Vaccination isn’t the only strategy communities should be using, though, said Dr. Matthew Golden, director of the county’s HIV/STD Program and sexual health clinic. Public health teams need to provide ongoing information about local spread, while health care organizations are tasked with increasing testing capacity and connecting people to treatment, he said.
“And people in the communities most affected by monkeypox — which right now is very concentrated in men who have sex with men — should consider steps they can take to reduce risk in the mid- to short term while we wait for a larger supply of vaccine,” Golden said.
More information about the next allocation of vaccines should be available “soon,” with possible delivery of additional doses next week, Bogan said.

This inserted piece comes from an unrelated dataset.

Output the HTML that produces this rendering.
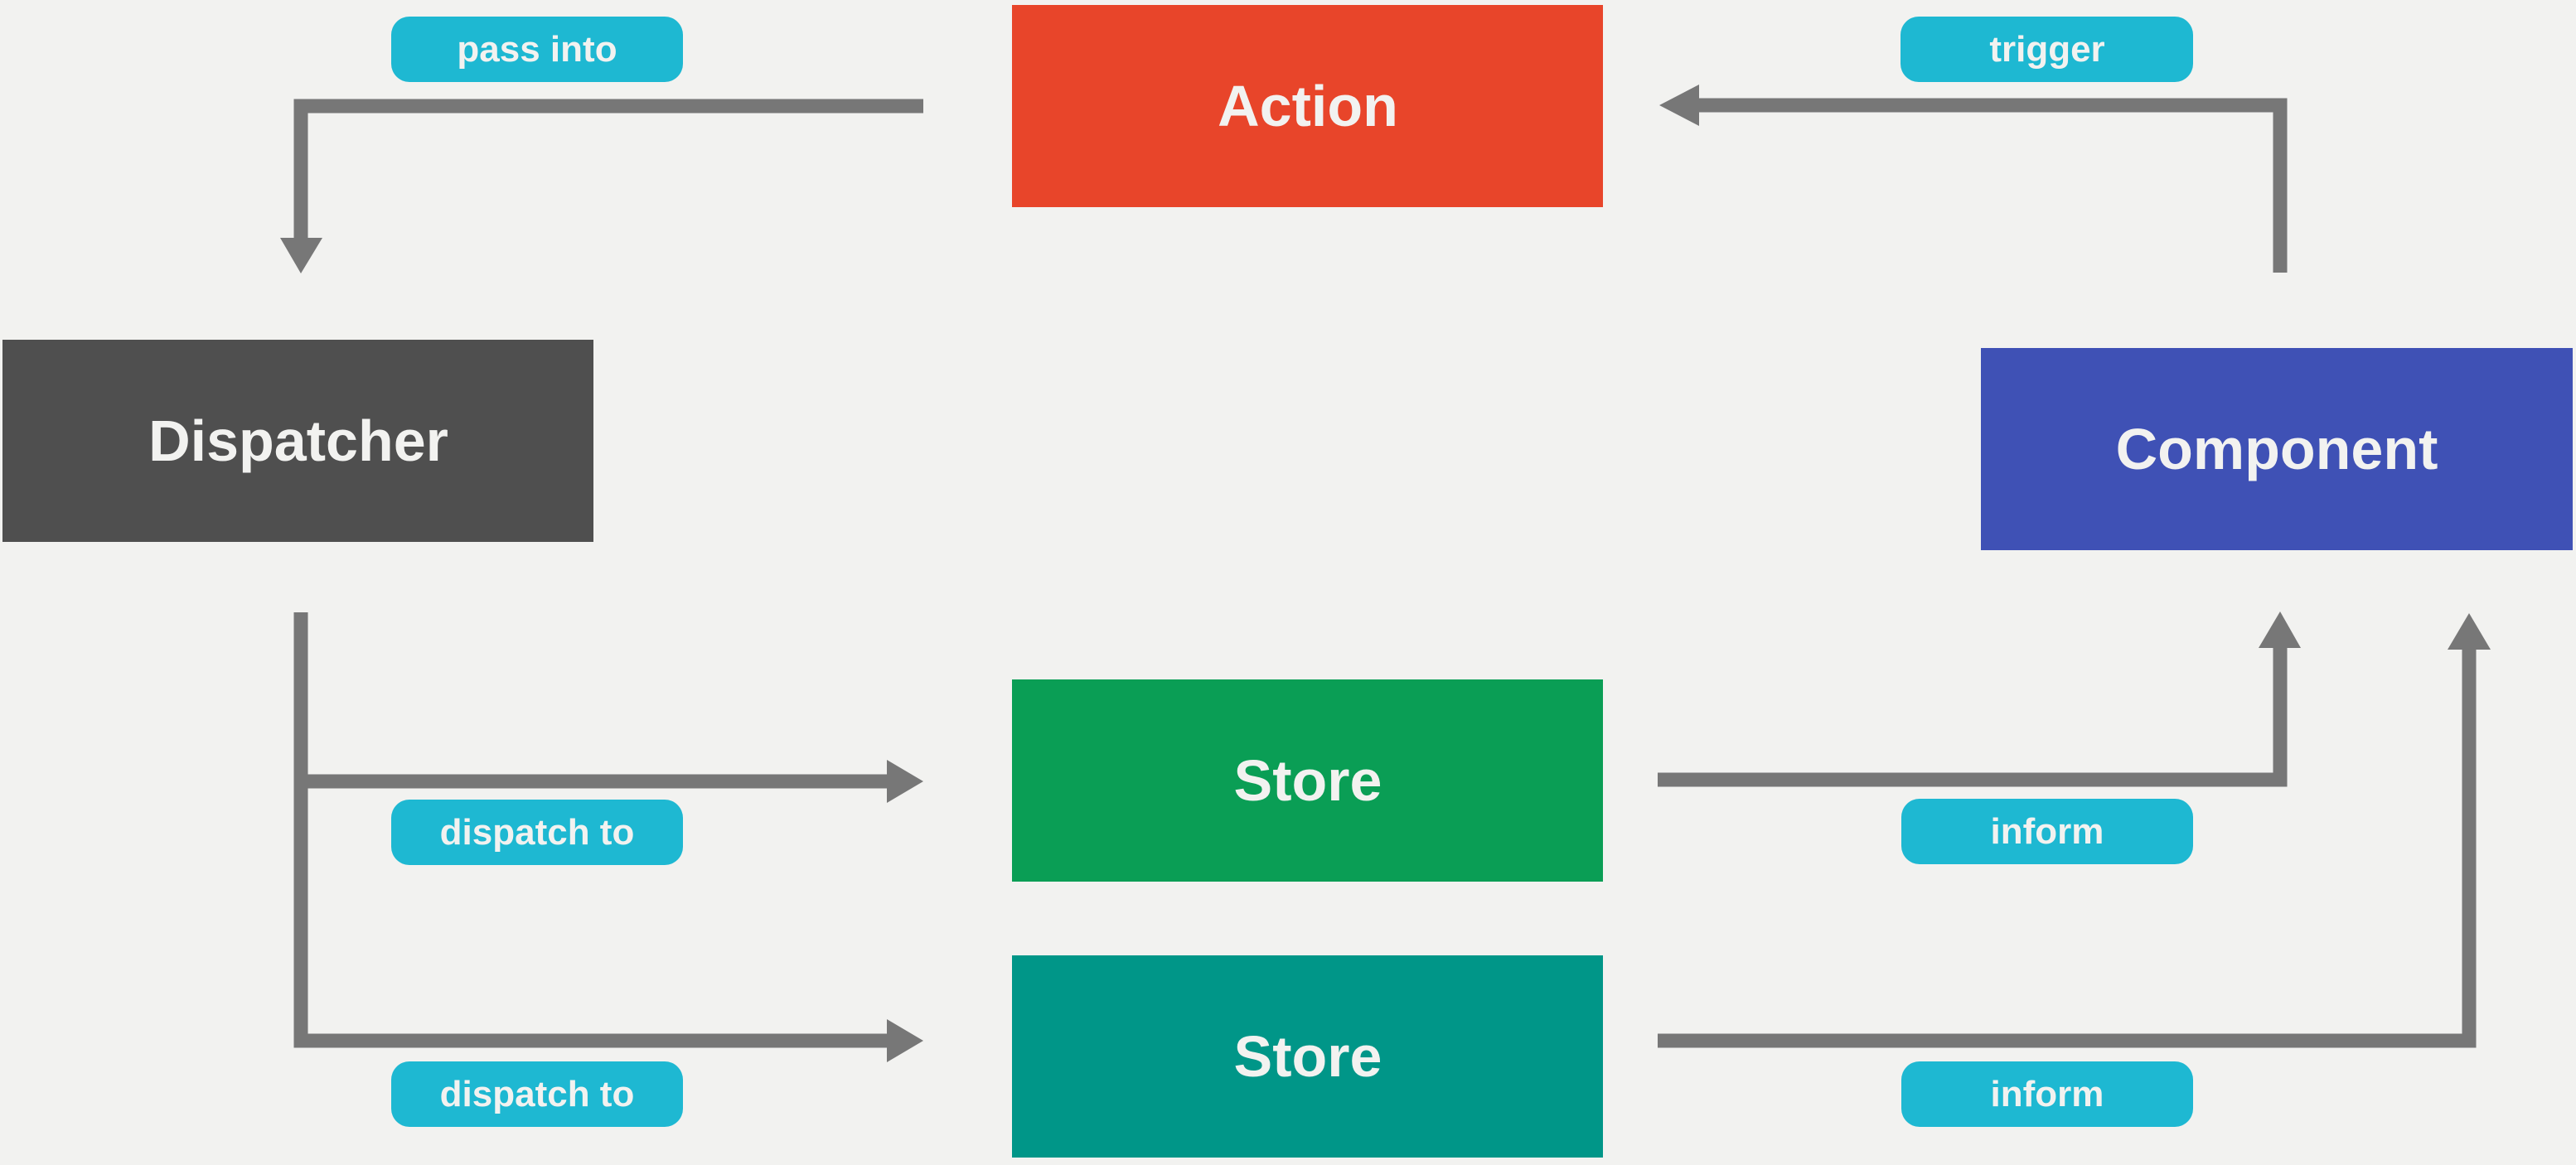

Meanwhile, at least one Washington state official has expressed frustration at the federal level about the pace of the country’s response to monkeypox. This week, U.S. Sen. Patty Murray sent a letter to Health and Human Services Secretary Xavier Becerra asking for clearer information about how the department is addressing challenges around securing tests, treatments and vaccines.
Seattle resident Erik Kaiser, 38, was too young to be aware of the early days of the AIDS crisis, but the country’s monkeypox response hearkens back to stories he’s heard of inaction toward HIV/AIDS.
“It seems like our city is a second-rate city because of it,” he said. “I don’t understand the inaction. It frustrates me incredibly.”
He’s heard from friends who contracted and had harsh experiences with the virus. One told him they could only sleep for a few minutes a night because of how painful the lesions are.
“It feels like because it’s not immediately killing somebody that it’s not important to treat like a public health emergency,” he said. “But for my community, it is a public health emergency.”